◆ Exercise ◆
Copy out the listing that follows exactly, dropping every picture.

>> Start Material

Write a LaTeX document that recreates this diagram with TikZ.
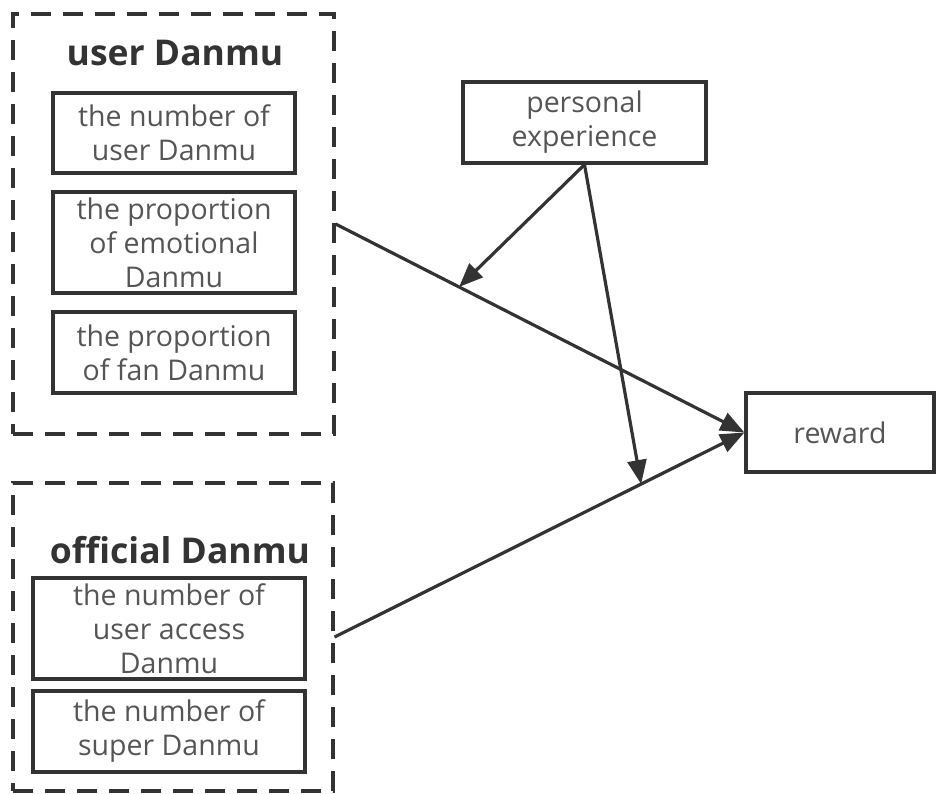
\documentclass[tikz,border=0pt]{standalone}
\usepackage{fontspec}
\setmainfont{Open Sans}
\usetikzlibrary{arrows.meta}
\definecolor{linec}{HTML}{333333}
\definecolor{textc}{HTML}{555555}
\tikzset{
  inbox/.style={draw=linec, line width=3.2pt, align=center, text=textc, inner sep=0pt,
    font=\fontsize{28.5}{34}\selectfont},
  group/.style={draw=linec, line width=3.2pt, dash pattern=on 20pt off 12pt, inner sep=0pt},
  gtitle/.style={text=linec, font=\fontsize{35.5}{40}\selectfont\bfseries},
  conn/.style={draw=linec, line width=3.2pt, -{Triangle[length=24pt,width=19pt]}},
}
\begin{document}
\begin{tikzpicture}[x=1pt,y=-1pt]
\useasboundingbox (0,0) rectangle (936,794);
% groups
\node[group, minimum width=321pt, minimum height=420pt] (ud) at (173.5,224) {};
\node[group, minimum width=320pt, minimum height=308pt] (od) at (173,637) {};
\node[gtitle] (udt) at (175,53) {user Danmu};
\node[gtitle] (odt) at (180,550) {official Danmu};
% inner boxes
\node[inbox, minimum width=242pt, minimum height=80pt] (b1) at (174,133) {the number of\\user Danmu};
\node[inbox, minimum width=242pt, minimum height=101pt] (b2) at (174,242.5) {the proportion\\of emotional\\Danmu};
\node[inbox, minimum width=242pt, minimum height=81pt] (b3) at (174,352.5) {the proportion\\of fan Danmu};
\node[inbox, minimum width=272pt, minimum height=101pt] (b4) at (169,628.5) {the number of\\user access\\Danmu};
\node[inbox, minimum width=272pt, minimum height=81pt] (b5) at (169,731.5) {the number of\\super Danmu};
% right side
\node[inbox, minimum width=243pt, minimum height=81pt] (pe) at (584.5,122.5) {personal\\experience};
\node[inbox, minimum width=188pt, minimum height=79pt] (rw) at (840,432.5) {reward};
% connectors
\draw[conn] (ud.east) -- coordinate[pos=0.302] (m1) (rw.west);
\draw[conn] (od.east) -- coordinate[pos=0.748] (m2) (rw.west);
\draw[conn] (pe.south) -- (m1);
\draw[conn] (pe.south) -- (m2);
\end{tikzpicture}
\end{document}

>> End Material

◆ Task response ◆
Write a LaTeX document that recreates this diagram with TikZ.
\documentclass[tikz,border=0pt]{standalone}
\usepackage{fontspec}
\setmainfont{Open Sans}
\usetikzlibrary{arrows.meta}
\definecolor{linec}{HTML}{333333}
\definecolor{textc}{HTML}{555555}
\tikzset{
  inbox/.style={draw=linec, line width=3.2pt, align=center, text=textc, inner sep=0pt,
    font=\fontsize{28.5}{34}\selectfont},
  group/.style={draw=linec, line width=3.2pt, dash pattern=on 20pt off 12pt, inner sep=0pt},
  gtitle/.style={text=linec, font=\fontsize{35.5}{40}\selectfont\bfseries},
  conn/.style={draw=linec, line width=3.2pt, -{Triangle[length=24pt,width=19pt]}},
}
\begin{document}
\begin{tikzpicture}[x=1pt,y=-1pt]
\useasboundingbox (0,0) rectangle (936,794);
% groups
\node[group, minimum width=321pt, minimum height=420pt] (ud) at (173.5,224) {};
\node[group, minimum width=320pt, minimum height=308pt] (od) at (173,637) {};
\node[gtitle] (udt) at (175,53) {user Danmu};
\node[gtitle] (odt) at (180,550) {official Danmu};
% inner boxes
\node[inbox, minimum width=242pt, minimum height=80pt] (b1) at (174,133) {the number of\\user Danmu};
\node[inbox, minimum width=242pt, minimum height=101pt] (b2) at (174,242.5) {the proportion\\of emotional\\Danmu};
\node[inbox, minimum width=242pt, minimum height=81pt] (b3) at (174,352.5) {the proportion\\of fan Danmu};
\node[inbox, minimum width=272pt, minimum height=101pt] (b4) at (169,628.5) {the number of\\user access\\Danmu};
\node[inbox, minimum width=272pt, minimum height=81pt] (b5) at (169,731.5) {the number of\\super Danmu};
% right side
\node[inbox, minimum width=243pt, minimum height=81pt] (pe) at (584.5,122.5) {personal\\experience};
\node[inbox, minimum width=188pt, minimum height=79pt] (rw) at (840,432.5) {reward};
% connectors
\draw[conn] (ud.east) -- coordinate[pos=0.302] (m1) (rw.west);
\draw[conn] (od.east) -- coordinate[pos=0.748] (m2) (rw.west);
\draw[conn] (pe.south) -- (m1);
\draw[conn] (pe.south) -- (m2);
\end{tikzpicture}
\end{document}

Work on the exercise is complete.